Is the Glass in My Shower Door Tempered? How to Tell

If you're wondering whether the glass in your shower door is tempered, you're asking the right question. Tempered glass shower doors aren't optional -- they're required by building code in every state. But if your home is older or the shower was installed by a previous owner, there's a real chance the glass might not meet code.

Why Shower Glass Must Be Tempered

Building codes (ANSI Z97.1 and CPSC 16 CFR 1201) require that any glass in a hazardous location be safety glass. Showers and bathtubs qualify. Regular annealed glass breaks into large, jagged shards that can cause serious lacerations. In a wet, slippery shower, that's dangerous.

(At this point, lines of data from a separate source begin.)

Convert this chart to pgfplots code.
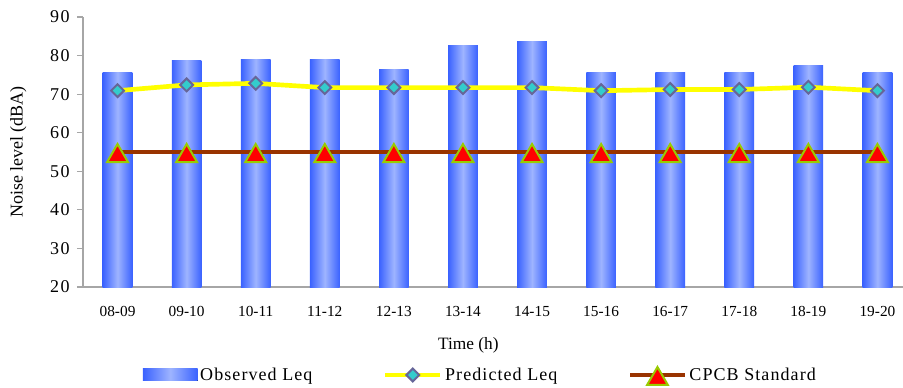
\documentclass[border=0pt]{standalone}
\usepackage{fontspec}
\setmainfont{Liberation Serif}
\usepackage{pgfplots}
\pgfplotsset{compat=1.18}
\definecolor{barblue}{HTML}{3A62FF}
\definecolor{barlight}{HTML}{9EB4FF}
\definecolor{predline}{HTML}{FFFF00}
\definecolor{predfill}{HTML}{33CCCC}
\definecolor{preddraw}{HTML}{666699}
\definecolor{cpcb}{HTML}{993300}
\definecolor{tridraw}{HTML}{99CC00}
\definecolor{axgray}{HTML}{A6A6A6}
\pgfplotsset{
  longline legend/.style={legend image code/.code={\draw[mark repeat=2,mark phase=2,##1] plot coordinates {(0pt,0pt) (20.5pt,0pt) (41pt,0pt)};}},
  barrect legend/.style={legend image code/.code={\fill[left color=barblue, right color=barblue, middle color=barlight] (0pt,-4.5pt) rectangle (41pt,4.5pt);}},
  obsbar/.style={ybar, bar width=0.43, draw=none, left color=barblue, right color=barblue, middle color=barlight},
}
\begin{document}
\begin{tikzpicture}
\useasboundingbox (-62.25pt,-75pt) rectangle (615pt,215.25pt);
\begin{axis}[
  scale only axis, width=615pt, height=202.5pt,
  xmin=-0.5, xmax=11.37, ymin=20, ymax=90,
  ytick={20,30,...,90},
  xtick={0,...,11},
  xticklabels={08-09,09-10,10-11,11-12,12-13,13-14,14-15,15-16,16-17,17-18,18-19,19-20},
  axis lines*=left,
  axis line style={axgray, line width=0.8pt, -},
  x tick style={draw=none},
  y tick style={axgray, line width=0.8pt},
  tick align=outside, major tick length=4.5pt,
  /pgf/number format/assume math mode=true,
  yticklabel style={font=\fontsize{13.5}{15}\selectfont\addfontfeature{LetterSpace=8}, xshift=-2pt},
  xticklabel style={font=\fontsize{11.5}{13}\selectfont, anchor=center, yshift=-14pt},
  label style={font=\fontsize{13}{15}\selectfont},
  xlabel={Time (h)},
  ylabel={Noise level (dBA)},
  xlabel style={at={(axis description cs:0.47,-0.215)}, anchor=center},
  ylabel style={at={(axis description cs:-0.079,0.5)}, anchor=center, font=\fontsize{13.5}{15}\selectfont},
  legend style={at={(axis description cs:0.485,-0.326)}, anchor=center,
    legend columns=3, draw=none, fill=none, font=\fontsize{13.5}{15}\selectfont\addfontfeature{LetterSpace=6},
    /tikz/every even column/.append style={column sep=51pt}},
  legend cell align=left,
]
\addplot[obsbar, barrect legend] coordinates {(0,75.7)};
\addlegendentry{Observed Leq}
\addplot[obsbar, forget plot] coordinates {(1,78.6)};
\addplot[obsbar, forget plot] coordinates {(2,79.1)};
\addplot[obsbar, forget plot] coordinates {(3,79.1)};
\addplot[obsbar, forget plot] coordinates {(4,76.3)};
\addplot[obsbar, forget plot] coordinates {(5,82.7)};
\addplot[obsbar, forget plot] coordinates {(6,83.75)};
\addplot[obsbar, forget plot] coordinates {(7,75.7)};
\addplot[obsbar, forget plot] coordinates {(8,75.7)};
\addplot[obsbar, forget plot] coordinates {(9,75.7)};
\addplot[obsbar, forget plot] coordinates {(10,77.4)};
\addplot[obsbar, forget plot] coordinates {(11,75.7)};
\addplot[predline, line width=3.5pt, mark=square*, mark size=3.4pt,
  mark options={rotate=45, fill=predfill, draw=preddraw, line width=1.5pt}, longline legend]
  coordinates {(0,70.9) (1,72.4) (2,72.8) (3,71.7) (4,71.7) (5,71.7) (6,71.7) (7,70.9) (8,71.2) (9,71.2) (10,71.8) (11,70.9)};
\addlegendentry{Predicted Leq}
\addplot[cpcb, line width=3pt, mark=triangle*, mark size=9pt,
  mark options={fill=red, draw=tridraw, line width=1.5pt, yshift=-3pt}, longline legend]
  coordinates {(0,55) (1,55) (2,55) (3,55) (4,55) (5,55) (6,55) (7,55) (8,55) (9,55) (10,55) (11,55)};
\addlegendentry{CPCB Standard}
\end{axis}
\end{tikzpicture}
\end{document}
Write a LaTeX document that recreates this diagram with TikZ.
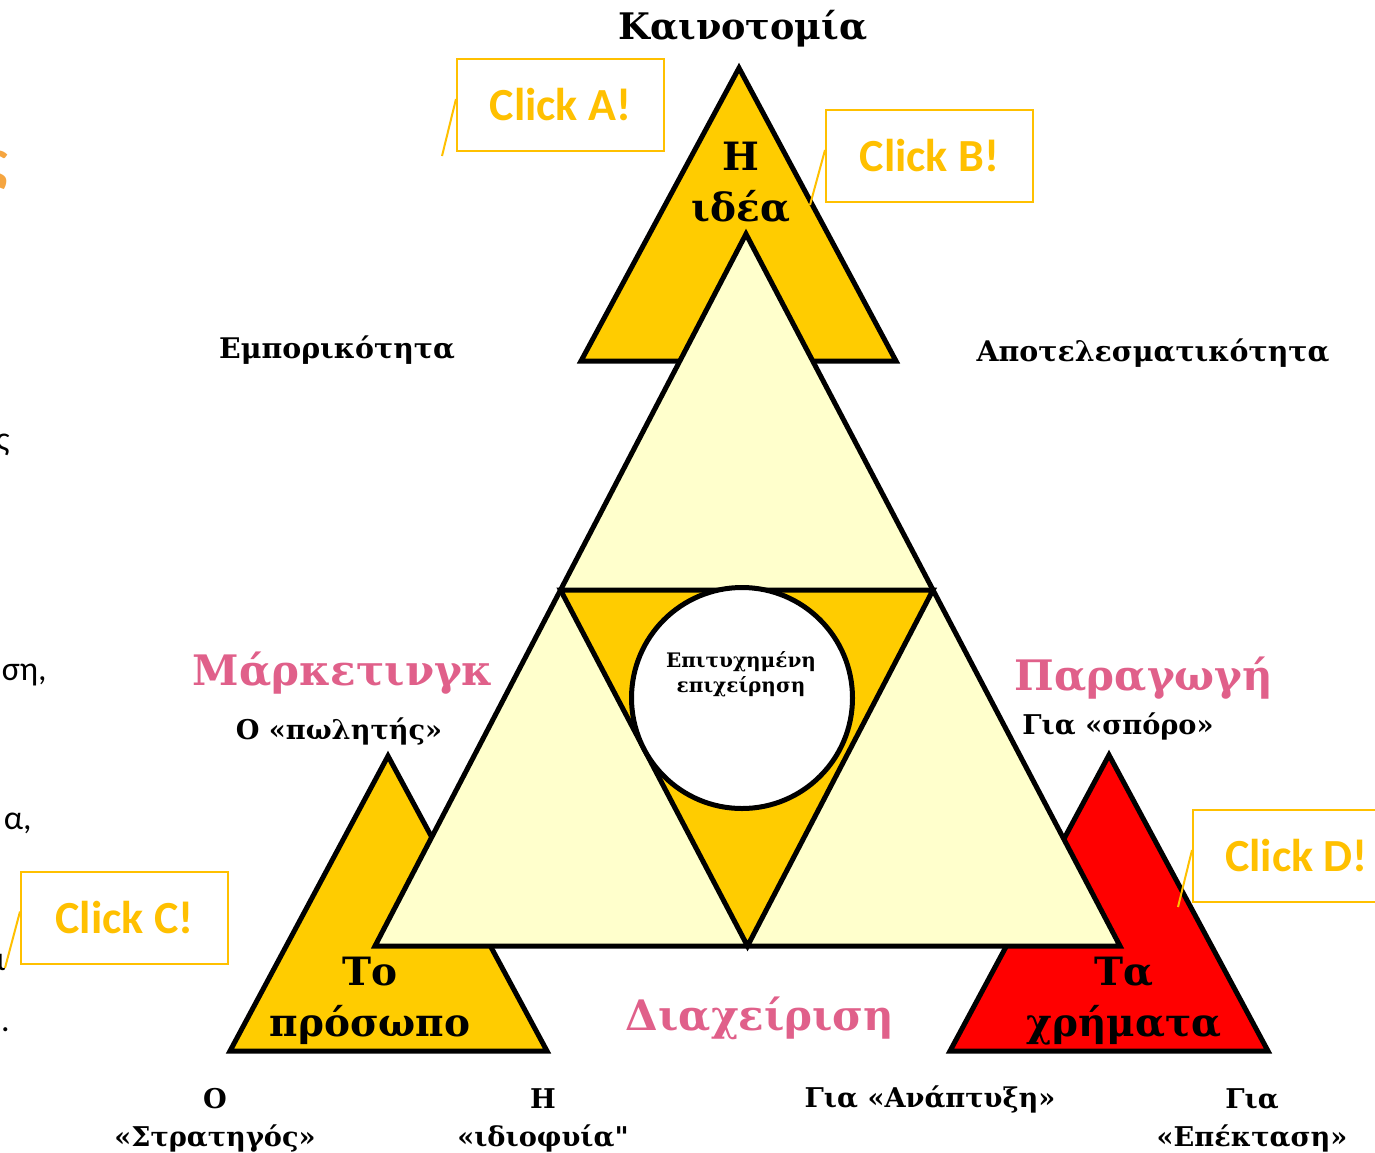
\documentclass[tikz,border=0pt]{standalone}
\usepackage{fontspec}
\setmainfont{DejaVu Serif}[Ligatures=TeXOff]
\newfontfamily\clickfont{Carlito}
\usetikzlibrary{calc}
\definecolor{gold}{HTML}{FFCC00}
\definecolor{cream}{HTML}{FFFFCC}
\definecolor{clickgold}{HTML}{FFC000}
\definecolor{rose}{HTML}{E0608A}
\definecolor{headorange}{HTML}{F5A540}
\tikzset{
	tri/.style={draw=black,line width=2.5pt,line join=miter},
	clickbox/.style={draw=clickgold,line width=1pt,fill=white,minimum width=103.5pt,minimum height=46pt,inner sep=0pt,text=clickgold,font=\clickfont\bfseries\fontsize{23}{26}\selectfont},
	pin/.style={draw=clickgold,line width=1pt},
	title/.style={inner sep=0pt,font=\bfseries\fontsize{18.3}{22}\selectfont},
	inside/.style={inner sep=0pt,align=center,font=\bfseries\fontsize{19.5}{25.5}\selectfont},
	rosy/.style={inner sep=0pt,text=rose,font=\bfseries\fontsize{21}{25}\selectfont},
	small/.style={inner sep=0pt,align=center,font=\bfseries\fontsize{13.6}{19}\selectfont},
	side/.style={inner sep=0pt,font=\bfseries\fontsize{14.2}{17}\selectfont},
	cut/.style={inner sep=0pt,anchor=east,font=\clickfont\fontsize{17}{20}\selectfont}
}
\begin{document}
\begin{tikzpicture}[x=0.5pt,y=-0.5pt]
	\useasboundingbox (0,0) rectangle (1375,1152);
	% corners
	\coordinate (topA) at (739,68);   \coordinate (topB) at (581,361);  \coordinate (topC) at (896,361);
	\coordinate (leftA) at (388,756); \coordinate (leftB) at (230,1051); \coordinate (leftC) at (547,1051);
	\coordinate (rightA) at (1109,755); \coordinate (rightB) at (950,1051); \coordinate (rightC) at (1268,1051);
	\coordinate (bigA) at (746,234);  \coordinate (bigB) at (375,946);  \coordinate (bigC) at (1120,946);
	\coordinate (midAB) at ($(bigA)!0.5!(bigB)$);
	\coordinate (midAC) at ($(bigA)!0.5!(bigC)$);
	\coordinate (midBC) at ($(bigB)!0.5!(bigC)$);
	% triangles
	\draw[tri,fill=gold] (topA)--(topB)--(topC)--cycle;
	\draw[tri,fill=gold] (leftA)--(leftB)--(leftC)--cycle;
	\draw[tri,fill=red] (rightA)--(rightB)--(rightC)--cycle;
	\draw[tri,fill=cream] (bigA)--(bigB)--(bigC)--cycle;
	\draw[tri,fill=gold] (midAB)--(midAC)--(midBC)--cycle;
	\node[circle,draw=black,line width=2.5pt,fill=white,minimum size=110.5pt] (hub) at (742,698) {};
	\node[inner sep=0pt,align=center,font=\bfseries\fontsize{10}{12.5}\selectfont] (hubtext) at (741,674) {Επιτυχημένη\\επιχείρηση};
	% texts
	\node[title] (innovation) at (743,29) {Καινοτομία};
	\node[inside] (idea) at (741,183) {Η\\ιδέα};
	\node[inside] (person) at (370,1001) {Το\\πρόσωπο};
	\node[inside] (money) at (1124,1001) {Τα\\χρήματα};
	\node[side] (commerce) at (337,350) {Εμπορικότητα};
	\node[side] (efficiency) at (1153,353) {Αποτελεσματικότητα};
	\node[rosy] (marketing) at (343,673) {Μάρκετινγκ};
	\node[rosy] (production) at (1144,678) {Παραγωγή};
	\node[rosy] (management) at (760,1018) {Διαχείριση};
	\node[small] (seller) at (339,731) {Ο «πωλητής»};
	\node[small] (seed) at (1118,726) {Για «σπόρο»};
	\node[small] (strategist) at (215,1120) {Ο\\«Στρατηγός»};
	\node[small] (genius) at (543,1120) {Η\\«ιδιοφυία"};
	\node[small] (growth) at (930,1099) {Για «Ανάπτυξη»};
	\node[small] (expansion) at (1252,1120) {Για\\«Επέκταση»};
	% cut off text at the left edge
	\node[cut,text=headorange,font=\clickfont\bfseries\fontsize{30}{34}\selectfont] (cutA) at (8,170) {ς};
	\node[cut] (cutB) at (10,445) {ς};
	\node[cut] (cutC) at (47,675) {ση,};
	\node[cut] (cutD) at (32,823) {α,};
	\node[cut] (cutE) at (6,962) {ι};
	\node[cut] (cutF) at (10,1030) {.};
	% click boxes
	\coordinate (pinA) at (442,156);
	\coordinate (pinB) at (810,205);
	\coordinate (pinC) at (5,968);
	\coordinate (pinD) at (1178,907);
	\node[clickbox] (clickA) at (560.5,105) {Click A!};
	\node[clickbox] (clickB) at (929.5,156) {Click B!};
	\node[clickbox] (clickC) at (124.5,917.5) {Click C!};
	\node[clickbox] (clickD) at (1296.5,856) {Click D!};
	\draw[pin] (pinA)--([yshift=3pt]clickA.west);
	\draw[pin] (pinB)--([yshift=3pt]clickB.west);
	\draw[pin] (pinC)--([yshift=3pt]clickC.west);
	\draw[pin] (pinD)--([yshift=3pt]clickD.west);
\end{tikzpicture}
\end{document}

Tempered glass is four to five times stronger than regular glass. When it breaks, it shatters into small, roughly cube-shaped pieces instead of sharp daggers -- the same type of glass used in car side windows.

How to Check

Look for the etching. Tempered glass carries a permanent identification mark, usually etched into one corner. Look in all four corners -- it's typically small, about postage-stamp sized. The marking includes the manufacturer's name, safety standard (ANSI Z97.1 or CPSC 16 CFR 1201), and the word "tempered" or "TEMP."

Check the edges. If you can see an exposed edge, tempered glass has smooth, slightly rounded edges. Annealed glass has sharper, more unfinished edges.

No marking doesn't always mean it's not tempered -- older tempered glass sometimes had markings that faded or were hidden by the frame. But if you can't find any marking, treat it as a red flag.

What to Do If It's Not Tempered

Replace it. This isn't cosmetic -- it's a safety hazard. A glazier measures your existing door or panel and fabricates a tempered replacement. Tempered glass must be made to exact dimensions -- it can't be cut after tempering.

Cost typically runs $200 to $600 depending on size, thickness, and type (clear, frosted, low-iron).

When Shower Glass Needs Replacing

Beyond the tempered question: replace your shower glass if it has chips or cracks (compromised tempered glass can spontaneously shatter), if hardware is corroded and no longer holds the door securely, or if you're upgrading from framed to frameless. A small chip that seems harmless can weaken the entire panel.